Devils in Exile
Chuck Hogan has been writing novels for several years but has only recently come to prominence. He was the co-author of one of last summer’s best novels, THE STRAIN, written with film director/producer Guillermo Del Toro. Later this year, the movie version of his book, PRINCE OF THIEVES, is set to be released as the Ben Affleck-directed drama The Town, starring Jeremy Renner and Jon Hamm.
Hogan sticks with familiar territory --- the Boston, Massachusetts, area --- for his latest release, DEVILS IN EXILE. Iraq War veteran Neal Maven has returned to Boston to find a city and country suffering from a down-turned economy and with few prospects for a veteran with limited educational background. He ends up working two dead-end jobs: one as a security guard for an overnight parking lot, and the other as a convenience store clerk with a fellow war vet. One night, while on the job at the parking lot, Maven finds himself in a situation where he is forced to use his military training to subdue a group of potential bandits. This act of fearless heroism is witnessed by Brad Royce, who makes note of Maven and his potential.
Royce reaches out to Maven and makes him an offer he can’t refuse: the opportunity to leave his dead-end life and become part of something that will have a positive impact on his community. It also does not hurt that the offer includes the prospect of unlimited earning potential. Royce, himself a former member of the Military Police, has put together a team of ex-military men dubbed “The Sugar Bandits.” What they do is attack the city’s drug trade by moving in on dealers and buyers before a big deal comes down and “liberating” these groups of their drug money while turning around and destroying the product they are attempting to put on the streets.
Royce is a great salesman as he describes what the Bandits (or the “Devils in Exile”) do as being in line with what they were trained to do. He offers his group the chance to really do some good for a change and at the same time profit handsomely from it. The first handful of raids Maven and his new teammates go on prove to be exactly as Royce described. The team shares a nice home full of all the modern conveniences they could ever want. Royce feels they will operate more cohesively as a team if they live together and keep in focus.

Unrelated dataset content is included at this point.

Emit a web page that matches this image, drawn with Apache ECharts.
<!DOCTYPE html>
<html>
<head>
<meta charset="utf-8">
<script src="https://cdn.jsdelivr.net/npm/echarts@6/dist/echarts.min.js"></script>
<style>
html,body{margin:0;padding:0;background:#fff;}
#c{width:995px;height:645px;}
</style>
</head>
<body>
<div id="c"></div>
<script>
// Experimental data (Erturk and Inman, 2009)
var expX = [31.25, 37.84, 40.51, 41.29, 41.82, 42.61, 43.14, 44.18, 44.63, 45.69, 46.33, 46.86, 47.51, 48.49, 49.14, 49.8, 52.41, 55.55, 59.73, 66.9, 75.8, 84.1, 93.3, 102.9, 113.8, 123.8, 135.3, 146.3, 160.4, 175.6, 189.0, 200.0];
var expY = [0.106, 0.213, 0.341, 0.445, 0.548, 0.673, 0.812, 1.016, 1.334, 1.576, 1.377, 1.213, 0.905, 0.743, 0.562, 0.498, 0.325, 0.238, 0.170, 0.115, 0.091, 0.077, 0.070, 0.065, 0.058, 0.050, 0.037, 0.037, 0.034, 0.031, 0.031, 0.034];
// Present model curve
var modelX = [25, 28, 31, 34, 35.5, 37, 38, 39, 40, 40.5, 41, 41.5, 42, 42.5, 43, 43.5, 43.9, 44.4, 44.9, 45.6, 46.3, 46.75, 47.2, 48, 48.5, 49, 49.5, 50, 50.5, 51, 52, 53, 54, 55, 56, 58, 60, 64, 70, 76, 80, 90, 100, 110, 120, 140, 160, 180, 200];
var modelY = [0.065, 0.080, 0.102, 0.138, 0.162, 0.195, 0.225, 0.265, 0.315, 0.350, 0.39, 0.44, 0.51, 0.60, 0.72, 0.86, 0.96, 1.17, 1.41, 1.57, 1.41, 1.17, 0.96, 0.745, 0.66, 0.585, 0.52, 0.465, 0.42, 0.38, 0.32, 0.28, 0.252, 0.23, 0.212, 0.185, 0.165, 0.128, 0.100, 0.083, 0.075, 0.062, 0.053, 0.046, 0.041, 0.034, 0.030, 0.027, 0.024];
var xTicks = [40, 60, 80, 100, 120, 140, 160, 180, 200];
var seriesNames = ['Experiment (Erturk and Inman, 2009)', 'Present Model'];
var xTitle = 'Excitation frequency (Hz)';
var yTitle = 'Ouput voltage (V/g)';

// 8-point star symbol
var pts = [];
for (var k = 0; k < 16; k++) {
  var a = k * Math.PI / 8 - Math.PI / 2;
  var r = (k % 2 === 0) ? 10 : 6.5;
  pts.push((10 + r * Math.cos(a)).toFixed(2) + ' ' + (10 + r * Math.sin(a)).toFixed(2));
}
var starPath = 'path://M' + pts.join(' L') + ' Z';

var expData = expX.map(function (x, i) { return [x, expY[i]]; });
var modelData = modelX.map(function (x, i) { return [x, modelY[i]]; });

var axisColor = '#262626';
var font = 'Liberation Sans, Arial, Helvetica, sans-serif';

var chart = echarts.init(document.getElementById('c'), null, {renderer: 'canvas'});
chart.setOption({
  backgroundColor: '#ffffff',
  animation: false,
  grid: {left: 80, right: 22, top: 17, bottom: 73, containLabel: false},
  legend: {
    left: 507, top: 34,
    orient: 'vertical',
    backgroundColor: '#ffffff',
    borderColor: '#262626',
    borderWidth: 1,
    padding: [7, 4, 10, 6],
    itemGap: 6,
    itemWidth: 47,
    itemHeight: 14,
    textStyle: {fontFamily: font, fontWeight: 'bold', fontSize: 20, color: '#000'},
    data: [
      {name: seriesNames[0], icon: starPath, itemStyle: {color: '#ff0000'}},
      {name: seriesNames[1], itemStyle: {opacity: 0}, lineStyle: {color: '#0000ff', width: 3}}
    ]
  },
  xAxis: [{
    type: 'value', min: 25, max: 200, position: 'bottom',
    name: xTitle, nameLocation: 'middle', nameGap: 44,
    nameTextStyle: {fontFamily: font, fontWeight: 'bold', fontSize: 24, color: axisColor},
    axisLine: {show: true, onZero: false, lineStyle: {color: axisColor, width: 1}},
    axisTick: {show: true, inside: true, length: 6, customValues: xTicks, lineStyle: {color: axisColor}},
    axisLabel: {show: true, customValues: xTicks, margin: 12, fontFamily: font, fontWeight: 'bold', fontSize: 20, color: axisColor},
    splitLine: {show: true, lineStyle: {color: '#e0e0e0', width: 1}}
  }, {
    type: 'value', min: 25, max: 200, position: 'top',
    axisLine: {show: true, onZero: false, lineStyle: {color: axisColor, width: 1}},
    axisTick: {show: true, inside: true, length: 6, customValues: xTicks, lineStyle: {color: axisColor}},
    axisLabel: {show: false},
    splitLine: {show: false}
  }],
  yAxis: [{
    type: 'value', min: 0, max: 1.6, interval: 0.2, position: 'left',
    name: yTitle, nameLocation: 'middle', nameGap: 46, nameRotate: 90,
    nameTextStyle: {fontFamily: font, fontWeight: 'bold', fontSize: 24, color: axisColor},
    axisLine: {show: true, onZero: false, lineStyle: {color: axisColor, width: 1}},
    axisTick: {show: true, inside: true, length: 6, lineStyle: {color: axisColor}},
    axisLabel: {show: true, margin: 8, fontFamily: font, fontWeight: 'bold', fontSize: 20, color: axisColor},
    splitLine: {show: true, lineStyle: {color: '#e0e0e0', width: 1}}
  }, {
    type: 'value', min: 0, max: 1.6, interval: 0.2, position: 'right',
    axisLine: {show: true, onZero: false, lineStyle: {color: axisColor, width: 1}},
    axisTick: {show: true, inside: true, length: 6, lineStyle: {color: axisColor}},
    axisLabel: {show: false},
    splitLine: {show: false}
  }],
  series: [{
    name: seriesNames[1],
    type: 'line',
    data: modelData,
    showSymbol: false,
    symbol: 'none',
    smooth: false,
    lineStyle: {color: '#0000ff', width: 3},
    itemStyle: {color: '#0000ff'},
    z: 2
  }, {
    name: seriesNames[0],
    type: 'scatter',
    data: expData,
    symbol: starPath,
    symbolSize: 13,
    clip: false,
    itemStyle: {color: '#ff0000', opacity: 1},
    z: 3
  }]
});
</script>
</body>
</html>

Of course, these acts of Robin Hood-like philanthropy do not go unnoticed. A DEA officer by the name of Lash is on the hunt for the Sugar Bandits because he suspects that their brand of justice will only end in tragedy. Maven remains deluded by his newfound wealth and rationalizes that he is able to be both cop and thief simultaneously in “doing good by doing bad.” However, all good things must come to an end, and the Devils in Exile soon come to realize their work may be part of a hidden agenda of Royce that is not nearly as philanthropic as they all thought.

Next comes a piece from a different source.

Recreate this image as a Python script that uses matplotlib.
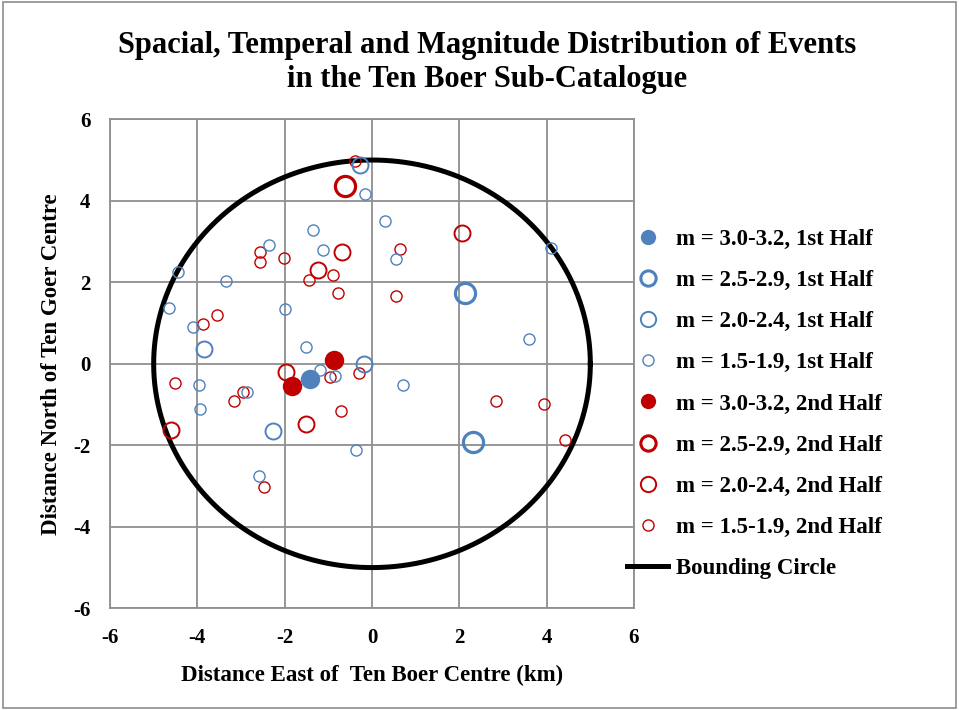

Chuck Hogan puts together an old idea and transports it to the modern age with great success. However, after introducing the principal characters and their initial motivations, the book does drag slightly. Once Lash gets involved and the true agenda of the Sugar Bandits is realized, things begin to roll to the breakneck conclusion. Hogan takes a page from Dennis Lehane with this gritty novel that explores the darker side of modern-day Boston.